Testing bill gets panel approval

Budget clouds as grey as the snow clouds outside hung over the meeting of Educational Success Task Force Tuesday as it voted on five proposed bills intended to increase high school and college completion.

A proposal to add the Accuplacer test to the list of exams taken by Colorado high school students passed on a 5-1 vote.

But a proposed bill to help dropouts earn high school credits while attending college died on a 3-3 tally.

The task force, a panel of six lawmakers and 25 educators, was assigned to study ways to improve high school and college completion rates and to “recommend strategies and tools for identifying and remediating students at the significant transition points” in their educational careers.

The four bills approved Tuesday – out of five bills that were proposed – face a long road before becoming law, including a Nov. 8 review by a panel of legislative leaders and then the full legislative process in the House and Senate during the 2012 General Assembly.

Some will face the same question raised during the task force debate Tuesday – how to fund the programs that would be created.

The most significant proposal passed by the task force was a bill by Sen. Keith King, R-Colorado Springs, that would require school districts to administer the Accuplacer test to all students at least once in high school. Test results would be used to guide additional supports for underperforming students. Under the plan, students would continue to take state CSAP exams in the 9th and 10th grades and the ACT test in the 11th.

The Accuplacer is an online test marketed by the College Board that is designed to assess students’ readiness for various levels of college classes. It’s now used by the Colorado Community College System to place students in classes.

King, a veteran GOP lawmaker and expert on education issues, also is administrator of Colorado Springs Early Colleges, a charter school that specializes in dual high school-college enrollment for its students.

The school uses Accuplacer extensively, and a teacher and three students from Early Colleges testified to the task force about the test’s value.

But the proposal sparked familiar legislative anxieties about cost, mandates on school districts and excessive testing. King’s hope is that money for Accuplacer would be raised by postponing rollout of the state CSAP replacement tests until 2014-15 instead of 2013-14, as currently scheduled. He envisions the state paying for Accuplacer tests.

Sen. Evie Hudak, D-Westminster, wasn’t sold on King’s plan. “I don’t see the state having the money,” she said. She also said, “I’m very concerned about having another mandate for tests. We already have too many CSAPs.”

Michelle Pearson, a task force member who’s the current Colorado teacher of the year, echoed Hudak, saying, “The funding … is a real concern.”

In the end, Hudak was the only no vote, with King; Sen. Bob Bacon, D-Fort Collins; Rep. Tom Massey, R-Poncha Springs; Rep. Rhonda Fields, D-Aurora; and Rep. Chris Holbert, R-Parker, voting to advance the measure.

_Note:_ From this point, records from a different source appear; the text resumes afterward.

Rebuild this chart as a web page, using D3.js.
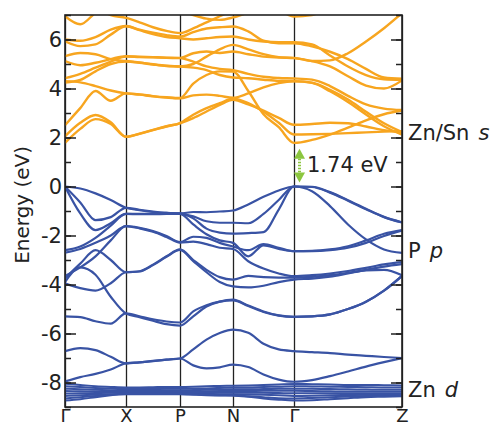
<!DOCTYPE html>
<html><head><meta charset="utf-8">
<script src="https://cdn.jsdelivr.net/npm/d3@7"></script>
<style>body{margin:0;background:#fff}svg{display:block}</style>
</head><body>
<svg id="c" width="499" height="427"></svg>
<script>
// ---------- data ----------
const kLabels = ["Γ", "X", "P", "N", "Γ", "Z"];
const kLabelPos = [0, 0.61, 1.15, 1.68, 2.29, 3.37];
const kGrid = [0, 0.1525, 0.305, 0.4575, 0.61, 0.745, 0.88, 1.015, 1.15, 1.2825, 1.415, 1.5475, 1.68,
  1.8325, 1.985, 2.1375, 2.29, 2.47, 2.65, 2.83, 3.01, 3.19, 3.37];

const valence = [
  [0, -0.08, -0.28, -0.55, -0.87, -0.97, -1.04, -1.08, -1.1, -1.04, -1.05, -1.02, -0.98, -0.73, -0.42, -0.16, 0, -0.01, -0.23, -0.56, -0.91, -1.24, -1.46],
  [0, -0.65, -1.37, -1.25, -0.87, -0.95, -1.02, -1.08, -1.12, -1.22, -1.42, -1.48, -1.48, -1.5, -1.12, -0.55, 0, -0.19, -0.8, -1.55, -2.16, -2.57, -2.71],
  [0, -1.1, -1.78, -1.5, -1.12, -1.12, -1.11, -1.11, -1.1, -1.3, -1.72, -1.88, -1.92, -1.9, -1.86, -0.94, 0, -0.02, -0.25, -0.58, -0.93, -1.25, -1.47],
  [-2.6, -2.45, -2.1, -1.6, -1.12, -1.13, -1.13, -1.12, -1.12, -1.55, -1.95, -2.2, -2.3, -2.85, -2.4, -2.55, -2.64, -2.63, -2.57, -2.44, -2.2, -1.93, -1.78],
  [-2.7, -2.55, -2.3, -2.0, -1.62, -1.69, -1.82, -2.02, -2.27, -2.05, -2.1, -2.3, -2.45, -2.6, -2.35, -2.5, -2.64, -2.64, -2.6, -2.5, -2.3, -2.02, -1.8],
  [-3.65, -3.3, -2.85, -2.2, -1.62, -1.71, -1.85, -2.06, -2.29, -2.25, -2.35, -2.5, -2.55, -3.05, -3.35, -3.55, -3.66, -3.62, -3.55, -3.45, -3.32, -3.18, -3.09],
  [-3.75, -3.15, -2.6, -3.0, -3.5, -3.46, -3.19, -2.85, -2.57, -3.0, -3.4, -3.7, -3.8, -3.65, -3.7, -3.72, -3.72, -3.69, -3.62, -3.52, -3.4, -3.27, -3.17],
  [-3.95, -4.15, -4.25, -3.95, -3.5, -3.47, -3.21, -2.87, -2.59, -3.05, -3.5, -3.9, -4.08, -4.12, -4.05, -3.9, -3.8, -3.76, -3.68, -3.55, -3.42, -3.4, -3.62],
  [-5.3, -5.33, -5.5, -5.6, -5.18, -5.3, -5.42, -5.51, -5.55, -5.1, -4.85, -4.7, -4.65, -4.88, -5.12, -5.27, -5.32, -5.3, -5.22, -5.0, -4.7, -4.25, -3.65],
  [-3.9, -3.3, -3.6, -4.5, -5.18, -5.33, -5.48, -5.62, -5.68, -5.3, -4.9, -4.7, -4.62, -4.86, -5.1, -5.26, -5.32, -5.3, -5.22, -5.0, -4.7, -4.25, -3.65],
  [-6.72, -6.6, -6.68, -6.95, -7.22, -7.18, -7.12, -7.07, -7.02, -6.65, -6.25, -5.98, -5.84, -5.97, -6.42, -6.65, -6.72, -6.76, -6.8, -6.86, -6.91, -6.96, -7.0],
  [-7.96, -7.78, -7.65, -7.47, -7.22, -7.18, -7.13, -7.07, -7.02, -7.3, -7.42, -7.38, -7.27, -7.37, -7.67, -7.88, -7.97, -7.9, -7.74, -7.55, -7.35, -7.17, -7.0]
];

const dBands = [
  [-8.05, -8.1, -8.15, -8.18, -8.2, -8.2, -8.19, -8.18, -8.18, -8.17, -8.15, -8.14, -8.13, -8.12, -8.1, -8.08, -8.06, -8.07, -8.08, -8.1, -8.1, -8.11, -8.12],
  [-8.15, -8.18, -8.22, -8.25, -8.27, -8.27, -8.27, -8.26, -8.26, -8.25, -8.24, -8.22, -8.2, -8.2, -8.18, -8.17, -8.15, -8.16, -8.17, -8.18, -8.19, -8.2, -8.2],
  [-8.25, -8.28, -8.3, -8.32, -8.33, -8.33, -8.33, -8.32, -8.32, -8.31, -8.3, -8.29, -8.28, -8.28, -8.27, -8.26, -8.25, -8.26, -8.27, -8.28, -8.29, -8.3, -8.3],
  [-8.35, -8.36, -8.37, -8.38, -8.38, -8.38, -8.38, -8.38, -8.38, -8.37, -8.36, -8.35, -8.35, -8.35, -8.34, -8.34, -8.34, -8.35, -8.36, -8.37, -8.37, -8.38, -8.38],
  [-8.45, -8.44, -8.43, -8.42, -8.42, -8.42, -8.42, -8.42, -8.43, -8.43, -8.43, -8.42, -8.42, -8.42, -8.42, -8.43, -8.44, -8.44, -8.44, -8.44, -8.44, -8.45, -8.45],
  [-8.55, -8.52, -8.5, -8.48, -8.47, -8.47, -8.47, -8.47, -8.47, -8.48, -8.48, -8.48, -8.48, -8.49, -8.5, -8.52, -8.55, -8.54, -8.52, -8.51, -8.5, -8.5, -8.5],
  [-8.65, -8.6, -8.55, -8.5, -8.48, -8.48, -8.48, -8.48, -8.48, -8.5, -8.52, -8.53, -8.53, -8.56, -8.6, -8.64, -8.65, -8.63, -8.6, -8.57, -8.55, -8.55, -8.55],
  [-8.73, -8.68, -8.6, -8.52, -8.45, -8.45, -8.45, -8.45, -8.45, -8.47, -8.5, -8.52, -8.53, -8.58, -8.65, -8.7, -8.73, -8.72, -8.68, -8.64, -8.6, -8.58, -8.56]
];

const conduction = [
  [1.78, 2.35, 2.75, 2.55, 2.03, 2.15, 2.3, 2.45, 2.58, 2.79, 3.06, 3.33, 3.54, 3.35, 3.1, 2.8, 2.52, 2.55, 2.6, 2.58, 2.45, 2.3, 2.2],
  [2.05, 2.6, 2.92, 2.62, 2.03, 2.16, 2.31, 2.46, 2.59, 2.93, 3.2, 3.4, 3.58, 3.4, 3.05, 2.6, 2.12, 2.13, 2.15, 2.18, 2.21, 2.24, 2.26],
  [2.5, 3.2, 3.9, 3.5, 3.8, 3.75, 3.68, 3.63, 3.6, 3.72, 3.75, 3.7, 3.62, 3.8, 4.05, 4.22, 4.29, 4.23, 3.89, 3.45, 2.94, 2.46, 2.12],
  [4.3, 4.25, 4.1, 3.92, 3.8, 3.76, 3.69, 3.64, 3.61, 4.2, 4.55, 4.7, 4.69, 3.9, 2.95, 2.42, 1.78, 1.9, 2.12, 2.4, 2.7, 2.95, 3.1],
  [4.42, 4.6, 4.85, 5.1, 5.3, 5.28, 5.27, 5.25, 5.24, 5.1, 4.9, 4.8, 4.75, 4.6, 4.48, 4.43, 4.41, 4.36, 4.1, 3.7, 3.35, 3.18, 3.12],
  [4.24, 4.35, 4.7, 5.0, 5.1, 5.05, 4.98, 4.92, 4.9, 4.85, 4.75, 4.55, 4.45, 4.42, 4.36, 4.31, 4.3, 4.24, 3.95, 3.55, 3.05, 2.58, 2.22],
  [5.12, 4.95, 5.05, 5.2, 5.32, 5.3, 5.28, 5.26, 5.25, 5.44, 5.51, 5.45, 5.51, 5.4, 5.3, 5.26, 5.25, 5.12, 5.15, 5.44, 5.92, 6.46, 7.08],
  [5.32, 5.45, 5.4, 5.2, 5.12, 5.06, 4.99, 4.93, 4.9, 5.0, 5.3, 5.6, 5.78, 5.6, 5.4, 5.28, 5.24, 5.12, 4.9, 4.5, 4.12, 4.0, 4.33],
  [5.93, 5.73, 5.8, 6.2, 6.54, 6.38, 6.22, 6.1, 6.05, 6.0, 6.05, 6.1, 6.12, 6.0, 5.92, 5.89, 5.89, 5.8, 5.35, 4.9, 4.55, 4.38, 4.36],
  [6.0, 5.95, 6.1, 6.4, 6.55, 6.4, 6.28, 6.18, 6.12, 6.3, 6.45, 6.5, 6.53, 6.33, 5.95, 5.85, 5.85, 5.72, 5.5, 5.2, 4.8, 4.45, 4.4],
  [6.95, 6.62, 7.1, 7.6, 7.9, 7.8, 7.6, 7.4, 7.2, 7.0, 6.85, 6.8, 6.9, 7.1, 7.3, 7.2, 6.94, 7.0, 7.3, 7.6, 7.9, 8.2, 8.5],
  [7.8, 7.5, 7.3, 7.0, 6.88, 6.7, 6.5, 6.35, 6.26, 6.45, 6.7, 6.95, 7.2, 7.4, 7.5, 7.5, 7.5, 7.6, 7.8, 8.0, 8.2, 8.4, 8.6]
];

const yMinorTicks = [-9, -8, -7, -6, -5, -4, -3, -2, -1, 0, 1, 2, 3, 4, 5, 6, 7];
const yMajorTicks = [-8, -6, -4, -2, 0, 2, 4, 6];
const gapValue = 1.74;
const gapLabel = "1.74 eV";
const bandLabels = [
  {main: "Zn/Sn", ital: "s", e: 1.88},
  {main: "P", ital: "p", e: -2.9},
  {main: "Zn", ital: "d", e: -8.6}
];

// ---------- layout ----------
const W = 499, H = 427;
const m = {left: 65, right: 97, top: 15, bottom: 20};
const iw = W - m.left - m.right, ih = H - m.top - m.bottom;
const FONT = "DejaVu Sans, sans-serif";
const blue = "#3953a4", orange = "#f7a51f", green = "#8cc63f";

const svg = d3.select("#c");
const g = svg.append("g").attr("transform", `translate(${m.left},${m.top})`);

const x = d3.scaleLinear().domain([kLabelPos[0], kLabelPos[kLabelPos.length - 1]]).range([0, iw]);
const y = d3.scaleLinear().domain([-9, 7]).range([ih, 0]);

g.append("clipPath").attr("id", "clip").append("rect").attr("width", iw).attr("height", ih);

// high-symmetry vertical lines + bottom labels
const xAxis = d3.axisBottom(x).tickValues(kLabelPos).tickSize(-ih).tickPadding(2)
  .tickFormat((d, i) => kLabels[i]);
const gx = g.append("g").attr("transform", `translate(0,${ih})`).call(xAxis);
gx.select(".domain").remove();
gx.selectAll("line").attr("stroke", "#222").attr("stroke-width", 1.3);
gx.selectAll("text").attr("font-family", FONT).attr("font-size", 18).attr("fill", "#222");

// bands
const line = d3.line().x((d, i) => x(kGrid[i])).y(d => y(d)).curve(d3.curveMonotoneX);
const bands = g.append("g").attr("clip-path", "url(#clip)");
bands.selectAll(".d").data(dBands).join("path")
  .attr("d", line).attr("fill", "none").attr("stroke", blue).attr("stroke-width", 2);
bands.selectAll(".v").data(valence).join("path")
  .attr("d", line).attr("fill", "none").attr("stroke", blue).attr("stroke-width", 2.2);
bands.selectAll(".c").data(conduction).join("path")
  .attr("d", line).attr("fill", "none").attr("stroke", orange).attr("stroke-width", 2.4);

// y axes
const ga = g.append("g").call(d3.axisLeft(y).tickValues(yMinorTicks).tickSize(-6).tickFormat(""));
ga.select(".domain").remove();
const gb = g.append("g").call(d3.axisLeft(y).tickValues(yMajorTicks).tickSize(-11).tickPadding(3)
  .tickFormat(d => (d < 0 ? "-" : "") + Math.abs(d)));
gb.select(".domain").remove();
gb.selectAll("text").attr("font-family", FONT).attr("font-size", 21).attr("fill", "#222");
const gc = g.append("g").attr("transform", `translate(${iw},0)`)
  .call(d3.axisRight(y).tickValues(yMinorTicks).tickSize(-6).tickFormat(""));
gc.select(".domain").remove();
const gd = g.append("g").attr("transform", `translate(${iw},0)`)
  .call(d3.axisRight(y).tickValues(yMajorTicks).tickSize(-11).tickFormat(""));
gd.select(".domain").remove();
[ga, gb, gc, gd].forEach(a => a.selectAll("line").attr("stroke", "#222").attr("stroke-width", 1.5));

// frame
g.append("rect").attr("width", iw).attr("height", ih).attr("fill", "none")
  .attr("stroke", "#222").attr("stroke-width", 1.6);

// y title
svg.append("text").attr("transform", `translate(22,${m.top + y(-0.75)}) rotate(-90)`)
  .attr("text-anchor", "middle").attr("dominant-baseline", "central")
  .attr("font-family", FONT).attr("font-size", 20).attr("fill", "#222").text("Energy (eV)");

// gap arrow
const ax = x(kLabelPos[4]) + 5.5;
const yTop = y(gapValue) + 5, yBot = y(0) - 4;
const ah = 10, aw = 5.5;
const ga2 = g.append("g");
ga2.append("line").attr("x1", ax).attr("x2", ax).attr("y1", yTop + ah).attr("y2", yBot - ah)
  .attr("stroke", green).attr("stroke-width", 3).attr("stroke-dasharray", "1.5,1.5");
ga2.append("path").attr("d", `M${ax},${yTop} L${ax - aw},${yTop + ah} L${ax + aw},${yTop + ah} Z`).attr("fill", green);
ga2.append("path").attr("d", `M${ax},${yBot} L${ax - aw},${yBot - ah} L${ax + aw},${yBot - ah} Z`).attr("fill", green);
g.append("text").attr("x", ax + 7.5).attr("y", y(gapValue / 2))
  .attr("dominant-baseline", "central")
  .attr("font-family", FONT).attr("font-size", 21).attr("fill", "#222").text(gapLabel);

// band character labels
const bl = g.selectAll(".bl").data(bandLabels).join("text")
  .attr("x", iw + 6).attr("y", d => y(d.e))
  .attr("font-family", FONT).attr("font-size", 21).attr("fill", "#222");
bl.append("tspan").text(d => d.main);
bl.append("tspan").attr("dx", 9).attr("font-style", "italic").text(d => d.ital);
</script>
</body></html>
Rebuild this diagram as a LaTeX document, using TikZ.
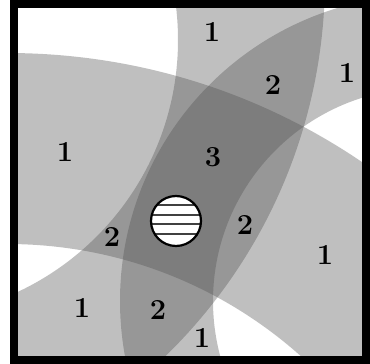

King will introduce the bill in the Senate. Massey, who’s chair of the House Education Committee, agreed to carry it in the House. But, alluding to the steep odds facing the measure and the likelihood of it dying in the Senate, Massey said, “I’ll volunteer, but I won’t see it.”

Cost concerns also dogged a second bill, which proposed to allow some high school dropouts to take developmental classes in college that would count toward their high school diplomas. The idea is being pushed by the community college system.

A key element of the plan would allow school districts to receive state per-pupil funding for such students and colleges to receive state stipends for the same students. School districts also would use part of the per-pupil funding to pay the students’ shares of college tuition.

The bill died on a tie vote, with King, Bacon and Fields voting yes and Holbert, Hudak and Massey against.

After the vote, Geri Anderson, provost of the community college system and a member of the task force, said the system might seek a legislator to introduce the idea as an individual member bill.

The legislators were unanimous in their support of three other proposed bills, including:

• A measure that would require the Colorado Commission on Higher Education to develop a system for awarding college credit to adult students for such things as military and professional experience.

• A bill that would allow students to earn associate degrees with credits earned at four-year schools. The proposal is aimed at students who transfer from community to four-year colleges before they’ve earned associate degrees, who don’t subsequently earn bachelor’s degrees but who gain enough additional credits to qualify for associate degrees.

• A proposal that originally would have required school districts to assess middle school students and then provide help for students who are lagging behind in achievement. Bacon proposed a successful amendment to change the bill so it merely would require districts to consider such intervention programs for middle-schoolers. Concerns about cost and state mandates also surfaced during discussion of this bill.